Supplied data:

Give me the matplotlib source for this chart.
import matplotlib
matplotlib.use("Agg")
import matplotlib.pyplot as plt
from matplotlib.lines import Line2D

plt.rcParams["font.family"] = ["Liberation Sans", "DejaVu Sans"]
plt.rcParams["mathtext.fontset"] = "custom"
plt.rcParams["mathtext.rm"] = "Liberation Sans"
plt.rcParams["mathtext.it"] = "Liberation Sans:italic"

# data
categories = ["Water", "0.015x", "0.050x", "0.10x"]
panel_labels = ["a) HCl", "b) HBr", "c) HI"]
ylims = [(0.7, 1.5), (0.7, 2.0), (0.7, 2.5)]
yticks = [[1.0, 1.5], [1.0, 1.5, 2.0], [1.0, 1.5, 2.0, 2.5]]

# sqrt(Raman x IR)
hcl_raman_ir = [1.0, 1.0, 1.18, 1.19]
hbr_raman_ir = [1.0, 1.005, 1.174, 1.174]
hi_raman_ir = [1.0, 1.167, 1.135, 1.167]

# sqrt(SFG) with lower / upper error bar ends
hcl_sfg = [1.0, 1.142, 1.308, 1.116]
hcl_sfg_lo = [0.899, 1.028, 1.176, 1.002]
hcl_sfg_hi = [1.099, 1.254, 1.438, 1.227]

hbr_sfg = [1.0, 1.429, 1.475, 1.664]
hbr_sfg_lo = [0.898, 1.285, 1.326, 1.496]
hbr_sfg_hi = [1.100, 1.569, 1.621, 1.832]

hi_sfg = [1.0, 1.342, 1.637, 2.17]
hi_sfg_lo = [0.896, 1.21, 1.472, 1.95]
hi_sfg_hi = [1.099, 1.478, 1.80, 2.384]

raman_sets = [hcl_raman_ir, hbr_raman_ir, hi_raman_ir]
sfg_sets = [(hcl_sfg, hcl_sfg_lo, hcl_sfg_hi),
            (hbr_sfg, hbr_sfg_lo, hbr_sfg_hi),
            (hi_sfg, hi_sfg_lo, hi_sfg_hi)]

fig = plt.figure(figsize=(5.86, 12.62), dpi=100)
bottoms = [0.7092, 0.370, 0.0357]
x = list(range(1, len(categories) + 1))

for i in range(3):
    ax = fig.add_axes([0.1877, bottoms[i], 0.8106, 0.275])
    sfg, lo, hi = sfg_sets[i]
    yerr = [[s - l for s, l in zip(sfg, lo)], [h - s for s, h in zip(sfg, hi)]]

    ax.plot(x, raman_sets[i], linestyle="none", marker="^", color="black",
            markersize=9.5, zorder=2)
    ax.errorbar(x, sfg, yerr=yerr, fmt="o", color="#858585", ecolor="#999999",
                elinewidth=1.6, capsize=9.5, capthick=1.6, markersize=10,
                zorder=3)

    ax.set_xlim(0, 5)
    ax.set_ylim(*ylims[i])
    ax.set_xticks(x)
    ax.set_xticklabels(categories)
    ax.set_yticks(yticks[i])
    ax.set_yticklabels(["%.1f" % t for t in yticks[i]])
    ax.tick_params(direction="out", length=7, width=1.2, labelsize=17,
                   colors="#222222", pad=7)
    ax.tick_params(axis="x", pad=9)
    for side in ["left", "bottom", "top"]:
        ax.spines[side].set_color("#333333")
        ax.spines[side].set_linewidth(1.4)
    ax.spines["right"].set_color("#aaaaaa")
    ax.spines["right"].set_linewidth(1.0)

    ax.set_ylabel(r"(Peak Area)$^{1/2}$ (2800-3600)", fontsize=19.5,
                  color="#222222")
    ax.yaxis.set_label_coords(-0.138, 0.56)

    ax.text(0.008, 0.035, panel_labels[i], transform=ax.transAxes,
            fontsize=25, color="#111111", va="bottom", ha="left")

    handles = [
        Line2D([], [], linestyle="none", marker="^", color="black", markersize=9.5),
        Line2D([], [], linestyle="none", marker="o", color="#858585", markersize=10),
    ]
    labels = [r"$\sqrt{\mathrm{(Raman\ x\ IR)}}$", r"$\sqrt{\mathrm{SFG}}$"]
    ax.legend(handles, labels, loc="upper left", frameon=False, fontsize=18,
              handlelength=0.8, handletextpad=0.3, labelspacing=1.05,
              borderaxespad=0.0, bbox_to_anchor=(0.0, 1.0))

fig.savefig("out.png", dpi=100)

What is asked: Retype only the lines running from the top of the listing to the line that holds "(hi_sfg, hi_sfg_lo, hi_sfg_hi)]", both ends included.

The result:
Give me the matplotlib source for this chart.
import matplotlib
matplotlib.use("Agg")
import matplotlib.pyplot as plt
from matplotlib.lines import Line2D

plt.rcParams["font.family"] = ["Liberation Sans", "DejaVu Sans"]
plt.rcParams["mathtext.fontset"] = "custom"
plt.rcParams["mathtext.rm"] = "Liberation Sans"
plt.rcParams["mathtext.it"] = "Liberation Sans:italic"

# data
categories = ["Water", "0.015x", "0.050x", "0.10x"]
panel_labels = ["a) HCl", "b) HBr", "c) HI"]
ylims = [(0.7, 1.5), (0.7, 2.0), (0.7, 2.5)]
yticks = [[1.0, 1.5], [1.0, 1.5, 2.0], [1.0, 1.5, 2.0, 2.5]]

# sqrt(Raman x IR)
hcl_raman_ir = [1.0, 1.0, 1.18, 1.19]
hbr_raman_ir = [1.0, 1.005, 1.174, 1.174]
hi_raman_ir = [1.0, 1.167, 1.135, 1.167]

# sqrt(SFG) with lower / upper error bar ends
hcl_sfg = [1.0, 1.142, 1.308, 1.116]
hcl_sfg_lo = [0.899, 1.028, 1.176, 1.002]
hcl_sfg_hi = [1.099, 1.254, 1.438, 1.227]

hbr_sfg = [1.0, 1.429, 1.475, 1.664]
hbr_sfg_lo = [0.898, 1.285, 1.326, 1.496]
hbr_sfg_hi = [1.100, 1.569, 1.621, 1.832]

hi_sfg = [1.0, 1.342, 1.637, 2.17]
hi_sfg_lo = [0.896, 1.21, 1.472, 1.95]
hi_sfg_hi = [1.099, 1.478, 1.80, 2.384]

raman_sets = [hcl_raman_ir, hbr_raman_ir, hi_raman_ir]
sfg_sets = [(hcl_sfg, hcl_sfg_lo, hcl_sfg_hi),
            (hbr_sfg, hbr_sfg_lo, hbr_sfg_hi),
            (hi_sfg, hi_sfg_lo, hi_sfg_hi)]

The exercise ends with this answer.